そんなのはもう映画の中にしか存在しない。だいたいアメリカにおける農業とは広大な土地を使って、最新のドローンで種を蒔く、日本のとは比較ならない規模の経営になっている。土地のデカさから収穫高も桁違いで、そこで動く金額も桁違い。現代のアメリカの農業は規模も内容もシリコンバレーのテック企業に負けず劣らずのテクノロジー経営なのだ。そして意外にこんなことを大都市に住んで、テック企業に勤めるアメリカ人も知らなかったりする。
現代のテクノロジーを駆使した農業経営で残っているのはリッチな農家だけになっている。

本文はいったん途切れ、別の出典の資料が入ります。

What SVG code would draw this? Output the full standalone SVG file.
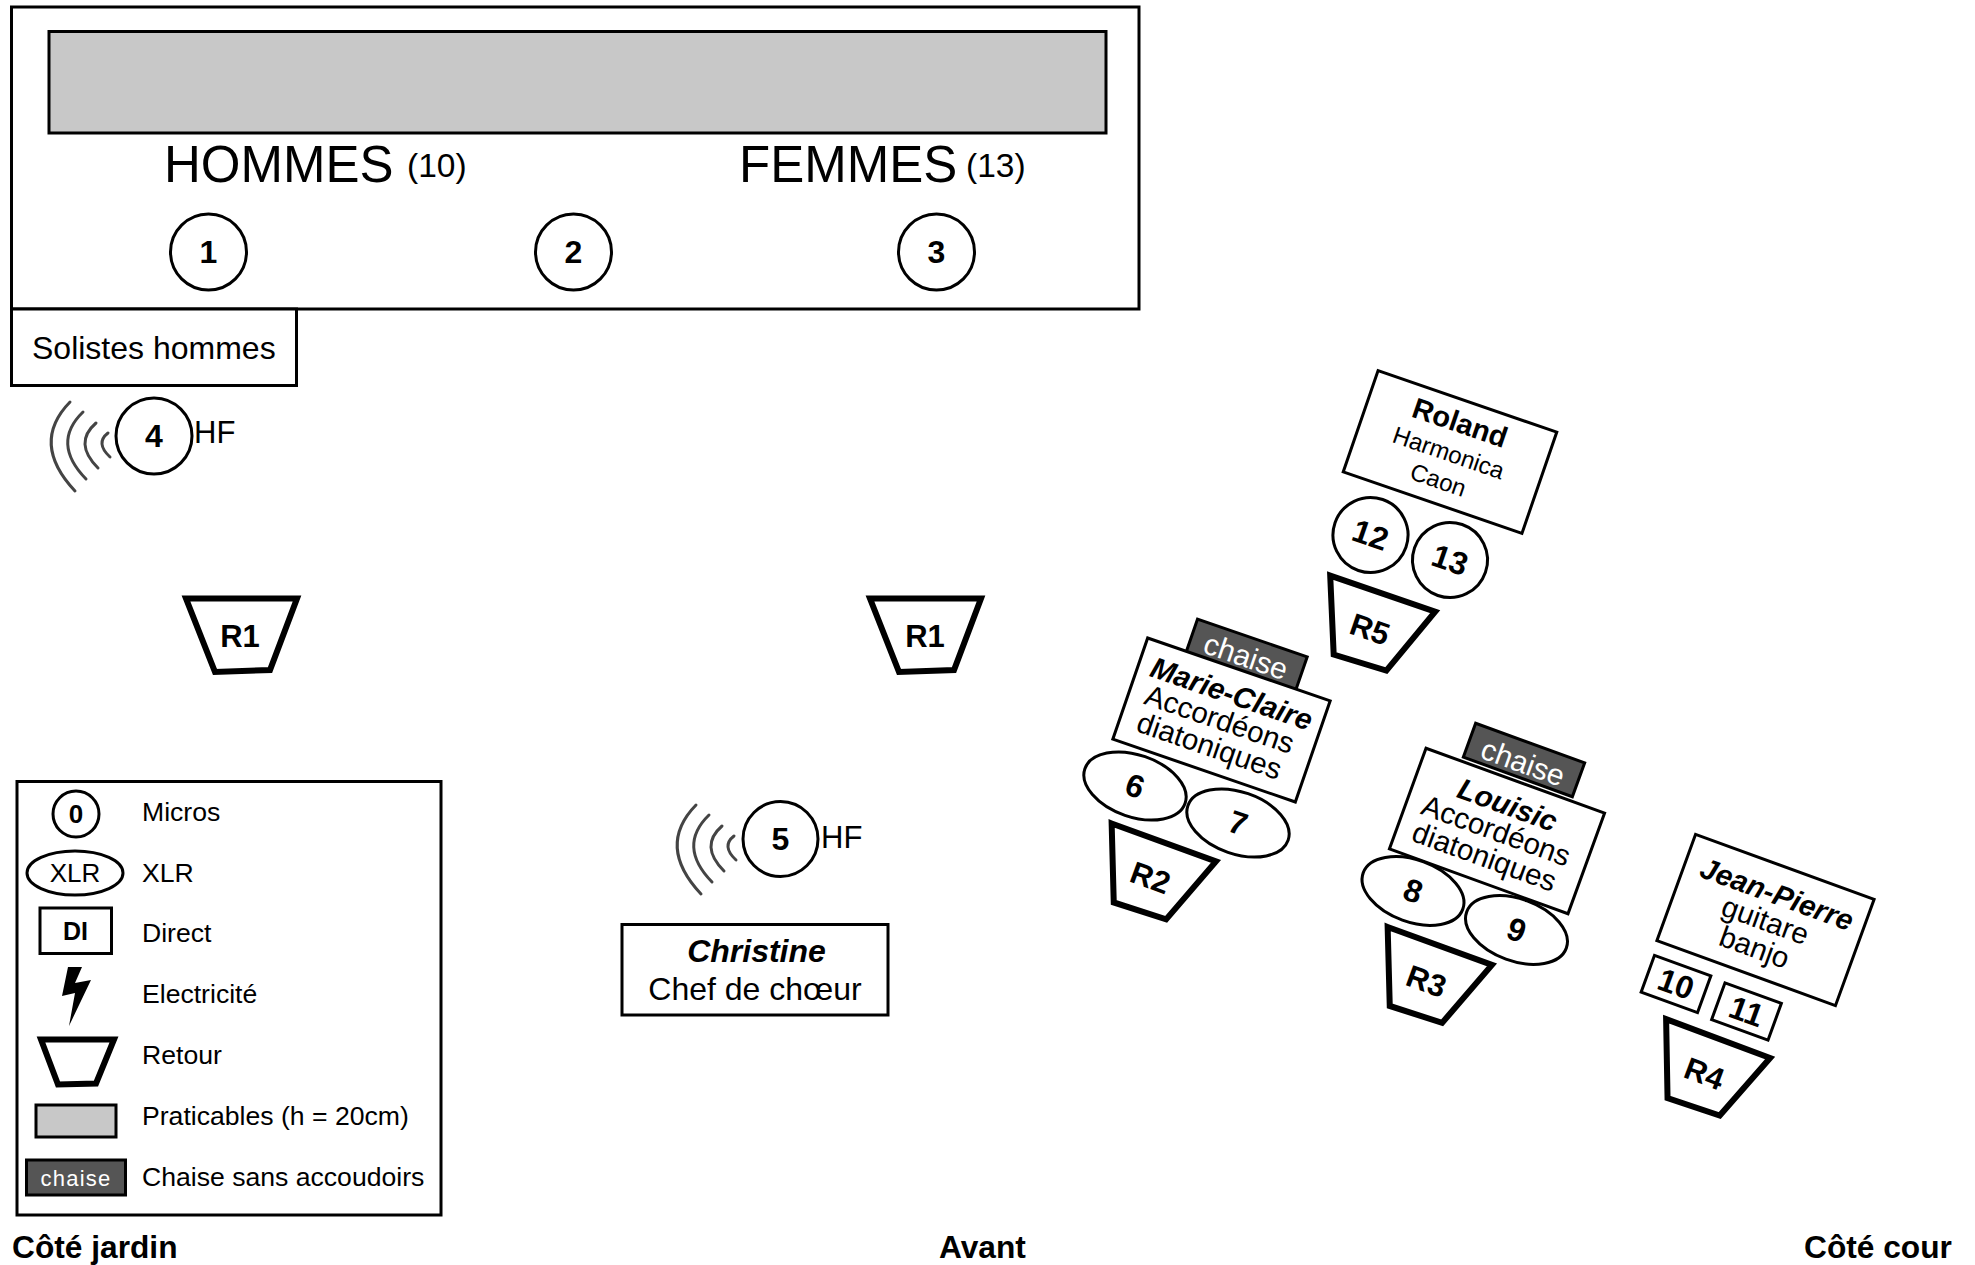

農業にたずさわる人たちの話す内容はヘッジファンドマネージャーのそれと同じという。
巨大なお金が動く大規模農業はもう情報ビジネスなのだ。穀物や果物、畜産業などのコモディティの価格は世界のあらゆる事象によって変動する。次に何の価格が上がるのかを誰よりも先に見極めて先手をとった者が莫大な勝利を収める世界。そこでは情報こそが最も高価。
彼らの話し方や話す内容はウォール街のヘッジファンドマネージャーとまったく同じ。住んでいる場所はアメリカの田舎。違いはそこだけで、思考方法とかマインドは完全にビジネスリーダーのそれと同じ。
Van Trump Reportというニュースレターの読者ターゲットは農業ビジネスのリーダーたちになっている。
Van Trump Reportの成功要因のひとつはこの読者ターゲットの設定にある。
まず月に1万円の購読量でも彼らにとっては安い。情報感度の極めて高い人たちにとって、Van Trump Reportクラスの情報が手に入るのならいくらでも払うだろう。
しかもアメリカ国内でも彼らの存在やニーズはそこまで知れ渡っていない。住む場所や人種、政治的イデオロギーでアメリカ社会は分断されてしまっている。同じ国内に同じ言語を話していても、ある人にとってはほとんど存在しないようなことが起こっている。
だいたい日本に日本語で流れてくるアメリカ情報もカリフォルニアやニューヨークなどのアメリカ両海岸に位置する大都市からの情報だけになっている。
そんな中であまり人に知られていないアメリカの大規模農業の経営者に読者ターゲットを絞ったことはVan Trump Reportが独占的な成功を収めた理由のひとつ。
Van Trump Reportのはじまりは創設者のKevin氏の考える情報共有だった。
高校時代の恋人と若くして結婚したKevin氏にはお金がなかった。ほとんど農業しかないようなアメリカの片田舎で育った彼はいつもお金に苦労していた。自分も妻も地元の労働者階級出身。農業がテクノロジーで変わりつつある時代に取り残されそうになっていた。